▸ Required work: Using the data below, output the first line and every line after it up to and including the line containing "0.0656, 0.0759, 0.09];", exactly as written and with nothing added.

▸ Available data:
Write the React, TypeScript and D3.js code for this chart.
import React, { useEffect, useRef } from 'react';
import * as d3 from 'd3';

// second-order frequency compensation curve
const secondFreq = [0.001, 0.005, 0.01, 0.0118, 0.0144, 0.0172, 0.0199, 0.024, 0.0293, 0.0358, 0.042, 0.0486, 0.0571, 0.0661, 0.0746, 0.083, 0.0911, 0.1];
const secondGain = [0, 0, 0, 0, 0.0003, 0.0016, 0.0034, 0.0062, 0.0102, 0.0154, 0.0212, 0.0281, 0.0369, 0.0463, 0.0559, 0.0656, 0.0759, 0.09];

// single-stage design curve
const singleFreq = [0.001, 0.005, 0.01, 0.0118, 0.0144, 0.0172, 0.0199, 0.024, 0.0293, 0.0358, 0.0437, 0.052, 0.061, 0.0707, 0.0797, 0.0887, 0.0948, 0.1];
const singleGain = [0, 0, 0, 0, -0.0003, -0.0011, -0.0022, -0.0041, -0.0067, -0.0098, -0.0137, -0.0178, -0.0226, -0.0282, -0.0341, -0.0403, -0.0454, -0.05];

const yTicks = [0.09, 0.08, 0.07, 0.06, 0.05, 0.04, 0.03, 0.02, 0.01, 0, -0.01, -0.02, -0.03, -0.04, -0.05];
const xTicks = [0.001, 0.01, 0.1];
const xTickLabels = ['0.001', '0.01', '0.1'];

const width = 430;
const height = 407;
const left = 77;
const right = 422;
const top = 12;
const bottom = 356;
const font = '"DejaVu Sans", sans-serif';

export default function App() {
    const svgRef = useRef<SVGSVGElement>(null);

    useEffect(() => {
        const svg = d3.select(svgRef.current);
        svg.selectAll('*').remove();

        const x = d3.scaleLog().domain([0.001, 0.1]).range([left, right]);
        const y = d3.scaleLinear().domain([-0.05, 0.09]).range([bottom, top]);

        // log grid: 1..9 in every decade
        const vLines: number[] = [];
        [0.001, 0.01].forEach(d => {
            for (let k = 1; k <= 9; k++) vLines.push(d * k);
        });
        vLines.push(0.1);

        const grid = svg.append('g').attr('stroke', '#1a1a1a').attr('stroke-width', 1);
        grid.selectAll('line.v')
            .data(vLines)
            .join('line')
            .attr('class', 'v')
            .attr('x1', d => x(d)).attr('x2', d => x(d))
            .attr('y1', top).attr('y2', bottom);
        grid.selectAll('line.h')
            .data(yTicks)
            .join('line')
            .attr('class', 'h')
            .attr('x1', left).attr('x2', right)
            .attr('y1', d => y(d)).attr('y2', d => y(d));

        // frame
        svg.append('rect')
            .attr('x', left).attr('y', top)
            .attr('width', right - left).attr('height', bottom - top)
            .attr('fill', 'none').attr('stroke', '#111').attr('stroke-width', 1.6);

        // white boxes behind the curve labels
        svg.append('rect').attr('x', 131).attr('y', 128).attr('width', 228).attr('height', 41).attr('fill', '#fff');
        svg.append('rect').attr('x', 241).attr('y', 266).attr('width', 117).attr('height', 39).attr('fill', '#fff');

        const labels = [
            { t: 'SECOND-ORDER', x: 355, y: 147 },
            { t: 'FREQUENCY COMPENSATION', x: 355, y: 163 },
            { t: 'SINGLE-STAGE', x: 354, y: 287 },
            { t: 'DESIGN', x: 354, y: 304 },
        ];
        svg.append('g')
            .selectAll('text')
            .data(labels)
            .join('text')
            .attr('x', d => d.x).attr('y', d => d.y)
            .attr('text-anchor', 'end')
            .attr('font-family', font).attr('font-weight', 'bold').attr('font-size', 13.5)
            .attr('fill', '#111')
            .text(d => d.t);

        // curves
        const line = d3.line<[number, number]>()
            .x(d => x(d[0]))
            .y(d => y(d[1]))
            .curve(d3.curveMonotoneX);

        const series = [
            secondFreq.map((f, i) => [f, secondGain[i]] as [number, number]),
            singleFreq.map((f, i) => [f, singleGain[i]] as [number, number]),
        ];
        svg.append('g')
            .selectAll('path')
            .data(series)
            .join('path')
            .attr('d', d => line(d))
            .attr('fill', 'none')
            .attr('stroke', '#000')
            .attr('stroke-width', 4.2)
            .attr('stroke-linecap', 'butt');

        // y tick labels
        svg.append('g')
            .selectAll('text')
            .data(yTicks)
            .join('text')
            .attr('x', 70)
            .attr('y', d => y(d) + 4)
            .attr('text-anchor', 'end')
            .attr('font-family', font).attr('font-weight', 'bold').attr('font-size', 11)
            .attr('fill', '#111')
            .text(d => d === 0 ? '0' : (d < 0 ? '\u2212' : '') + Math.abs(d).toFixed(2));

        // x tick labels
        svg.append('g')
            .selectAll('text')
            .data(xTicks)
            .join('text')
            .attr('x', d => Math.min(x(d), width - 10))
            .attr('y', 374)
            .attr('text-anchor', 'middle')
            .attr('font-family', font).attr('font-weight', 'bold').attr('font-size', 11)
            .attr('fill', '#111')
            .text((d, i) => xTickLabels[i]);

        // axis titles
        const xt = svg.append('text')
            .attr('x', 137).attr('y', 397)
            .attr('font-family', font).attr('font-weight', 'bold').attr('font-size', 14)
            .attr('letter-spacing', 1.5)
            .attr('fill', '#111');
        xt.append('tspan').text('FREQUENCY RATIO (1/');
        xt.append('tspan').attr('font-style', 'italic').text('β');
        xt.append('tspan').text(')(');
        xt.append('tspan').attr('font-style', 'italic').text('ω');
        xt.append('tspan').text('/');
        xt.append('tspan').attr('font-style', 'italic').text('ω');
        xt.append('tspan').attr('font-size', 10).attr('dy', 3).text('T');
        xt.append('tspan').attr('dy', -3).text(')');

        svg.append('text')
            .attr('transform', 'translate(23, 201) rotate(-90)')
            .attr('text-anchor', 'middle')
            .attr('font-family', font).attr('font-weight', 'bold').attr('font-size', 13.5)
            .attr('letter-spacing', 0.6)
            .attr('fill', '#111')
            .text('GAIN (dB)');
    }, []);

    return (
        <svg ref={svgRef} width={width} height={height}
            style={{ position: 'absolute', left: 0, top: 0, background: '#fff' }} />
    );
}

▸ Exercise result:
Write the React, TypeScript and D3.js code for this chart.
import React, { useEffect, useRef } from 'react';
import * as d3 from 'd3';

// second-order frequency compensation curve
const secondFreq = [0.001, 0.005, 0.01, 0.0118, 0.0144, 0.0172, 0.0199, 0.024, 0.0293, 0.0358, 0.042, 0.0486, 0.0571, 0.0661, 0.0746, 0.083, 0.0911, 0.1];
const secondGain = [0, 0, 0, 0, 0.0003, 0.0016, 0.0034, 0.0062, 0.0102, 0.0154, 0.0212, 0.0281, 0.0369, 0.0463, 0.0559, 0.0656, 0.0759, 0.09];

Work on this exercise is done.